The Medici Cheetah Silk Twill 42
From an arched lunette high in the castle turrets, The Medici Cheetah reclines languorously. The scene below is an unfinished fresco bathed in hazy light. Once the province of Gods and birds, this ethereal aerial view presents a forbidden landscape of promises; the Elysian fields, a surrealist earthly paradise with a Babelian tower. Unblemished, soft white petals contrast with luminous, glassy fruits: purity and blood. Columbines crown the captive cheetah’s head, while the noble dove brings news.
The Medici Cheetah was inspired by Italian Renaissance paintings and cultural events alongside beliefs and attitudes of the era; the dichotomy of idealism versus naturalism opening a portal to landscapes of fantasy, a ‘New World’. Within a scene largely inspired by The Arrival in Bethlehem by Master LC, we find mythological or fantasy buildings such as the Tower of Babel (Bruegel The Elder), juxtaposed with real architecture from Medici Florence and its surroundings, such as The Tower of Pisa, the Basilica di Santa Croce, and the Battistero di San Giovanni. Our feline protagonist lounges in the foreground, reclining like Titian’s Venus D’Urbino, the languid, skyward gaze a common feature of Renaissance portraiture. Late in 1487, the sultan of Egypt presented a female giraffe to Lorenzo de' Medici, which appears within the landscape of this design preparing for the carnival, with several other impressive but nonindigenous creatures.
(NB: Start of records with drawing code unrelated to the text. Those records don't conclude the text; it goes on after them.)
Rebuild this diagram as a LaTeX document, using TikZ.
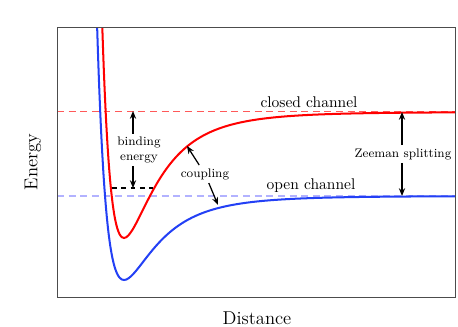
\documentclass[tikz,border=0pt]{standalone}
\definecolor{closedred}{HTML}{FF0000}
\definecolor{openblue}{HTML}{2340F5}
\usepackage{tikz}
\usetikzlibrary{calc, positioning, arrows.meta}

\begin{document}
\begin{tikzpicture}[x=0.645pt, y=-0.645pt,
    arr/.style={-{Stealth[length=5pt,width=4pt]}, line width=0.8pt},
    smalltxt/.style={font=\footnotesize, inner sep=2pt},
    curve/.style={line width=1.3pt, samples=160, smooth}]
  \useasboundingbox (0,0) rectangle (458,326);
  % thresholds of the two channels
  \draw[closedred!65, line width=0.6pt, dash pattern=on 4.5pt off 3pt] (57,111) -- (455,111);
  \draw[blue!30, line width=1pt, dash pattern=on 4.5pt off 3pt] (57,196) -- (455,196);
  % potential curves
  \begin{scope}
    \clip (57,27) rectangle (455,297);
    \draw[curve, openblue, domain=92:455]
      plot (\x, {196 - 84*((174/(\x+50))^12 - 2*(174/(\x+50))^6)});
    \draw[curve, closedred, domain=97:455]
      plot (\x, {112 - 126*((168/(\x+44))^12 - 2*(168/(\x+44))^6)});
  \end{scope}
  \draw[black!70, line width=0.6pt] (57,27) rectangle (455,297);
  % bound state
  \coordinate (bsl) at (112,188);
  \coordinate (bsr) at (153,188);
  \draw[line width=0.8pt, dashed] (bsl) -- (bsr);
  % labels
  \node (closed) at (309,102) {closed channel};
  \node (open) at (311,186) {open channel};
  \node[smalltxt, align=center] (bind) at (139,150) {binding\\energy};
  \node[smalltxt] (cpl) at (205,174) {coupling};
  \node[smalltxt] (zee) at (403,154) {Zeeman splitting};
  \node[font=\large, rotate=90] (ylab) at (33,162) {Energy};
  \node[font=\large] (xlab) at (257,318) {Distance};
  % arrows
  \coordinate (bindtop) at (133,111);
  \coordinate (bindbot) at (133,188);
  \draw[arr] (bind.north -| bindtop) -- (bindtop);
  \draw[arr] (bind.south -| bindbot) -- (bindbot);
  \coordinate (cpltop) at (187,146);
  \coordinate (cplbot) at (218,205);
  \draw[arr] (cpl) -- (cpltop);
  \draw[arr] (cpl) -- (cplbot);
  \coordinate (zeetop) at (402,112);
  \coordinate (zeebot) at (402,196);
  \draw[arr] (zee.north -| zeetop) -- (zeetop);
  \draw[arr] (zee.south -| zeebot) -- (zeebot);
\end{tikzpicture}
\end{document}
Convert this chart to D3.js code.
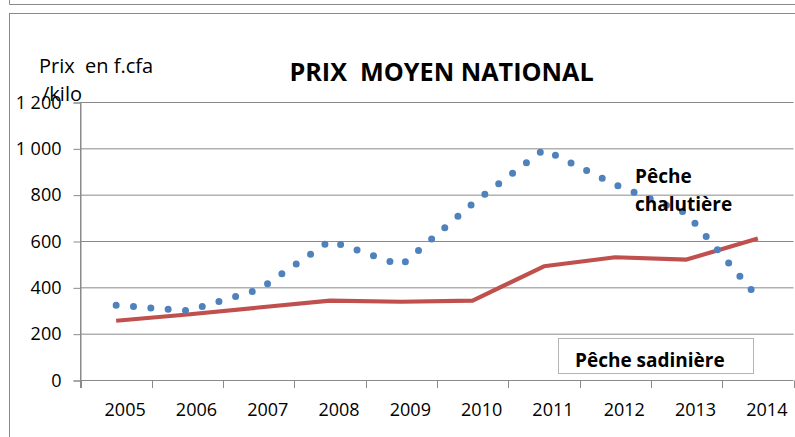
<!DOCTYPE html>
<html>
<head>
<meta charset="utf-8">
<script src="https://cdn.jsdelivr.net/npm/d3@7"></script>
<style>
  body { margin: 0; background: #fff; }
  text { font-family: "Open Sans", "Noto Sans", sans-serif; fill: #000; white-space: pre; }
</style>
</head>
<body>
<svg id="chart" width="795" height="437"></svg>
<script>
// data
var years = ['2005','2006','2007','2008','2009','2010','2011','2012','2013','2014'];
var chalutiere = [325, 301, 392, 603, 497, 764, 997, 845, 722, 358];
var sardiniere = [258, 285, 315, 345, 340, 345, 493, 532, 522, 613];
var yTicks = [0, 200, 400, 600, 800, 1000, 1200];

var svg = d3.select('#chart');
var grey = '#8a8a8a';

// frames
svg.append('line').attr('x1', 9.5).attr('x2', 795).attr('y1', 4.5).attr('y2', 4.5)
  .attr('stroke', grey);
svg.append('line').attr('x1', 9.5).attr('x2', 9.5).attr('y1', 0).attr('y2', 4.5)
  .attr('stroke', grey);
svg.append('rect').attr('x', 9.5).attr('y', 13.5).attr('width', 820).attr('height', 500)
  .attr('fill', 'none').attr('stroke', grey);

var x = d3.scaleBand().domain(years).range([80.5, 793.5]);
var y = d3.scaleLinear().domain([0, 1200]).range([380.5, 102.5]);
var cx = function(d) { return x(d) + x.bandwidth() / 2; };

var fmt = d3.formatLocale({ decimal: ',', thousands: '\u00a0', grouping: [3], currency: ['', ''] }).format(',');

// grid
svg.append('g').selectAll('line').data(yTicks).enter().append('line')
  .attr('x1', 80.5).attr('x2', 793.5)
  .attr('y1', function(d) { return y(d); }).attr('y2', function(d) { return y(d); })
  .attr('stroke', grey);

// y axis
var yAxis = svg.append('g').attr('transform', 'translate(80.5,0)')
  .call(d3.axisLeft(y).tickValues(yTicks).tickSize(7).tickPadding(12).tickFormat(fmt));
yAxis.select('.domain').attr('stroke', grey);
yAxis.selectAll('.tick line').attr('stroke', grey);
yAxis.selectAll('.tick text').style('font-size', '18px').attr('fill', '#000')
  .attr('font-family', null);

// x axis: ticks on the band edges, labels under the bands
var edges = years.map(function(d) { return x(d); }).concat([x.range()[1]]);
svg.append('g').selectAll('line').data(edges).enter().append('line')
  .attr('x1', function(d) { return Math.round(d) + 0.5; })
  .attr('x2', function(d) { return Math.round(d) + 0.5; })
  .attr('y1', 380.5).attr('y2', 388).attr('stroke', grey);
svg.append('line').attr('x1', 80.5).attr('x2', 80.5).attr('y1', 102.5).attr('y2', 388)
  .attr('stroke', grey);
svg.append('g').selectAll('text').data(years).enter().append('text')
  .attr('x', function(d) { return cx(d) + 9; }).attr('y', 416)
  .attr('text-anchor', 'middle').style('font-size', '18px')
  .text(function(d) { return d; });

// sardiniere line
var line = d3.line()
  .x(function(d, i) { return cx(years[i]); })
  .y(function(d) { return y(d); });

svg.append('path').datum(sardiniere)
  .attr('d', line)
  .attr('fill', 'none').attr('stroke', '#c0504d').attr('stroke-width', 4.2)
  .attr('stroke-linejoin', 'round');

// chalutiere dotted line: 44 round dots like the original, ending in a gap
var dots = svg.append('path').datum(chalutiere)
  .attr('d', line)
  .attr('fill', 'none').attr('stroke', '#4f81bd').attr('stroke-width', 7)
  .attr('stroke-linecap', 'round');
var len = dots.node().getTotalLength();
dots.attr('stroke-dasharray', '0 ' + (len / 43.6));

// titles
svg.append('text').attr('x', 441.5).attr('y', 81).attr('text-anchor', 'middle')
  .style('font-size', '25.2px').style('font-weight', 'bold')
  .text('PRIX  MOYEN NATIONAL');
svg.append('text').attr('x', 39).attr('y', 73).style('font-size', '20px')
  .text('Prix  en f.cfa');
svg.append('text').attr('x', 42).attr('y', 101).style('font-size', '20px')
  .text('/kilo');

// series labels
svg.append('text').attr('x', 635).attr('y', 183).style('font-size', '19px')
  .style('font-weight', 'bold').text('Pêche');
svg.append('text').attr('x', 635).attr('y', 211).style('font-size', '19px')
  .style('font-weight', 'bold').text('chalutière');

svg.append('rect').attr('x', 558.5).attr('y', 338.5).attr('width', 195).attr('height', 35)
  .attr('fill', '#fff').attr('stroke', '#b4b4b4');
svg.append('text').attr('x', 575).attr('y', 367).style('font-size', '19px')
  .style('font-weight', 'bold').text('Pêche sadinière');
</script>
</body>
</html>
Hieronymus Bosch’s The Garden of Earthly Delights also contained a giraffe, an elephant and a leopard, alongside anachronous plants, red fruits, and flowers, here in the form of white tulips, cherries and pomegranate, symbolising the blood and flesh of Christ and illustrated in the fashion of Schreiber’s illuminated manuscripts. During the Renaissance, the columbine was primarily a Christian symbol, particularly associated with the Holy Spirit due to its dove-like appearance. The banded sky references a 1465 painting, La Divina Commedia di Dante, by Domenico di Michelino, located in the Florence Cathedral.
The whimsical text within the design is a play on Titian’s The Venus D’Urbino.